_Task brief_
Write out the opening lines of the data word for word, up to and including the line with "other = [6.9, 14, 6, 3, 3, 8]", and leave every picture and every later line out.

_Raw data_
=-=-=-=-=
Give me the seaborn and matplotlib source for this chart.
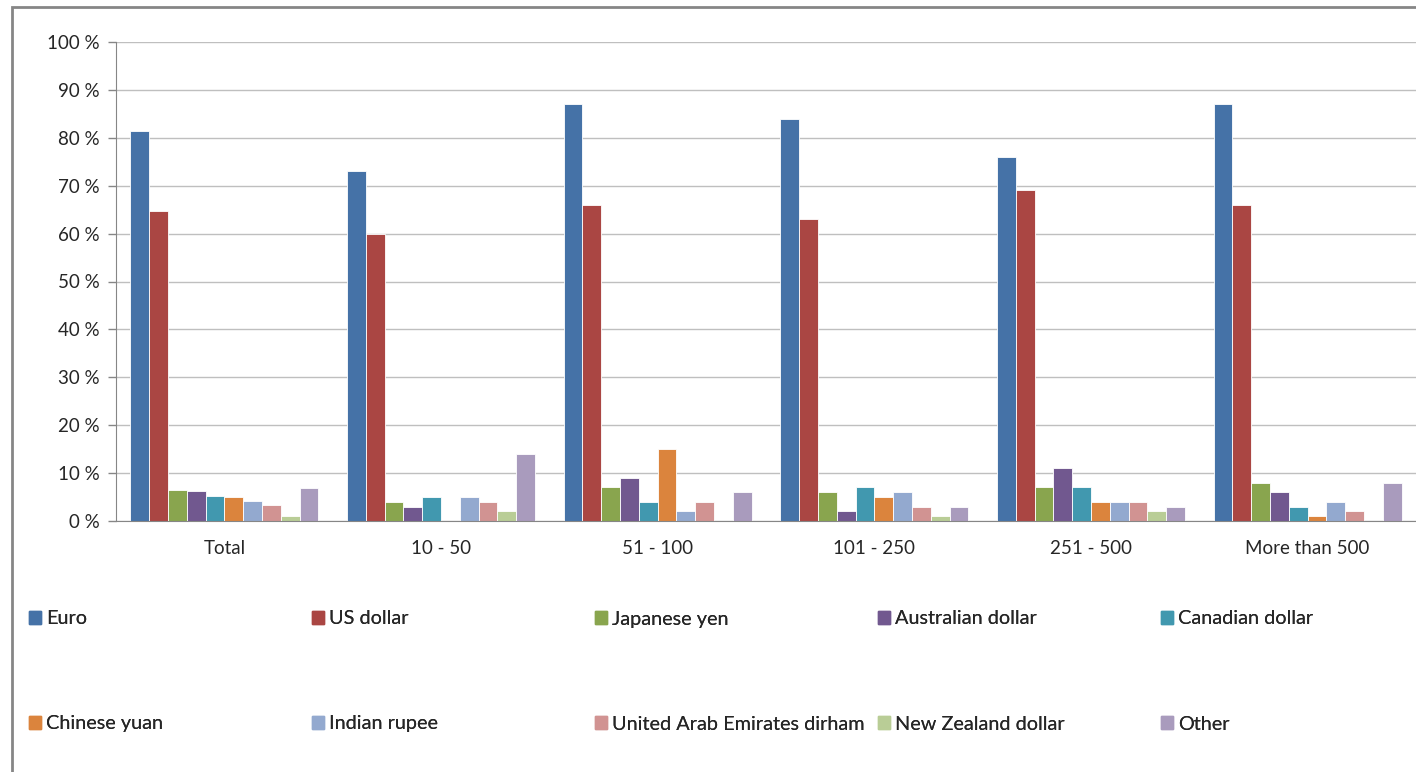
import pandas as pd
import matplotlib.pyplot as plt
import seaborn as sns
from matplotlib.patches import Patch, Rectangle
from matplotlib.ticker import FixedLocator

# Categories and series (values in %)
groups = ["Total", "10 - 50", "51 - 100", "101 - 250", "251 - 500", "More than 500"]
currencies = ["Euro", "US dollar", "Japanese yen", "Australian dollar", "Canadian dollar",
              "Chinese yuan", "Indian rupee", "United Arab Emirates dirham",
              "New Zealand dollar", "Other"]

euro = [81.4, 73, 87, 84, 76, 87]
us_dollar = [64.8, 60, 66, 63, 69, 66]
japanese_yen = [6.5, 4, 7, 6, 7, 8]
australian_dollar = [6.3, 3, 9, 2, 11, 6]
canadian_dollar = [5.2, 5, 4, 7, 7, 3]
chinese_yuan = [5.0, 0, 15, 5, 4, 1]
indian_rupee = [4.2, 5, 2, 6, 4, 4]
uae_dirham = [3.4, 4, 4, 3, 4, 2]
nz_dollar = [1.0, 2, 0, 1, 2, 0]
other = [6.9, 14, 6, 3, 3, 8]

yticks = [0, 10, 20, 30, 40, 50, 60, 70, 80, 90, 100]
ytick_labels = [f"{v} %" for v in yticks]

colors = ["#4572A7", "#AA4643", "#89A54E", "#71588F", "#4198AF",
          "#DB843D", "#93A9CF", "#D19392", "#B9CD96", "#A99BBD"]

series = [euro, us_dollar, japanese_yen, australian_dollar, canadian_dollar,
          chinese_yuan, indian_rupee, uae_dirham, nz_dollar, other]

rows = []
for cur, vals in zip(currencies, series):
    for g, v in zip(groups, vals):
        rows.append({"group": g, "currency": cur, "value": v})
df = pd.DataFrame(rows)

sns.set_style("white")
plt.rcParams['font.family'] = ['Lato', 'DejaVu Sans']
FS = 13.5
LEG_FS = 14.3

fig = plt.figure(figsize=(14.16, 7.72), dpi=100)
ax = fig.add_axes([116 / 1416, 1 - 521 / 772, 1300 / 1416, 479 / 772])

sns.barplot(data=df, x="group", y="value", hue="currency", order=groups,
            hue_order=currencies, palette=colors, saturation=1, width=0.868,
            edgecolor="white", linewidth=0.6, ax=ax, legend=False)

ax.set_xlim(-0.5, 5.5)
ax.set_ylim(0, 100)
ax.set_yticks(yticks)
ax.set_yticklabels(ytick_labels, fontsize=FS)
ax.set_xlabel("")
ax.set_ylabel("")
ax.tick_params(axis="x", which="major", length=0, labelsize=FS, pad=14)
ax.xaxis.set_minor_locator(FixedLocator([i - 0.5 for i in range(len(groups) + 1)]))
ax.tick_params(axis="x", which="minor", length=6, color="#bfbfbf", width=1)
ax.tick_params(axis="y", length=6, color="#868686", width=1, pad=6, left=True)
ax.grid(axis="y", color="#bfbfbf", linewidth=1)
ax.set_axisbelow(True)
for s in ["top", "right"]:
    ax.spines[s].set_visible(False)
ax.spines["left"].set_color("#868686")
ax.spines["bottom"].set_color("#868686")

# legend: two rows of five equal-width columns
col_x = [29, 312, 595, 878, 1161]
row_y = [619, 724]
for i, (cur, col) in enumerate(zip(currencies, colors)):
    r, c = divmod(i, 5)
    leg = fig.legend(handles=[Patch(facecolor=col, edgecolor=col)], labels=[cur],
                     loc="center left",
                     bbox_to_anchor=(col_x[c] / 1416, 1 - row_y[r] / 772),
                     frameon=False, fontsize=LEG_FS, handlelength=0.6, handleheight=0.6,
                     handletextpad=0.28, borderpad=0, borderaxespad=0)
    fig.add_artist(leg)

# chart area border
fig.add_artist(Rectangle((12 / 1416, -0.05), 1.1, 1 - 7 / 772 + 0.05,
                         transform=fig.transFigure, fill=False,
                         edgecolor="#868686", linewidth=2))

plt.savefig("out.png", dpi=100)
=-=-=-=-=
_Correct response_
Give me the seaborn and matplotlib source for this chart.
import pandas as pd
import matplotlib.pyplot as plt
import seaborn as sns
from matplotlib.patches import Patch, Rectangle
from matplotlib.ticker import FixedLocator

# Categories and series (values in %)
groups = ["Total", "10 - 50", "51 - 100", "101 - 250", "251 - 500", "More than 500"]
currencies = ["Euro", "US dollar", "Japanese yen", "Australian dollar", "Canadian dollar",
              "Chinese yuan", "Indian rupee", "United Arab Emirates dirham",
              "New Zealand dollar", "Other"]

euro = [81.4, 73, 87, 84, 76, 87]
us_dollar = [64.8, 60, 66, 63, 69, 66]
japanese_yen = [6.5, 4, 7, 6, 7, 8]
australian_dollar = [6.3, 3, 9, 2, 11, 6]
canadian_dollar = [5.2, 5, 4, 7, 7, 3]
chinese_yuan = [5.0, 0, 15, 5, 4, 1]
indian_rupee = [4.2, 5, 2, 6, 4, 4]
uae_dirham = [3.4, 4, 4, 3, 4, 2]
nz_dollar = [1.0, 2, 0, 1, 2, 0]
other = [6.9, 14, 6, 3, 3, 8]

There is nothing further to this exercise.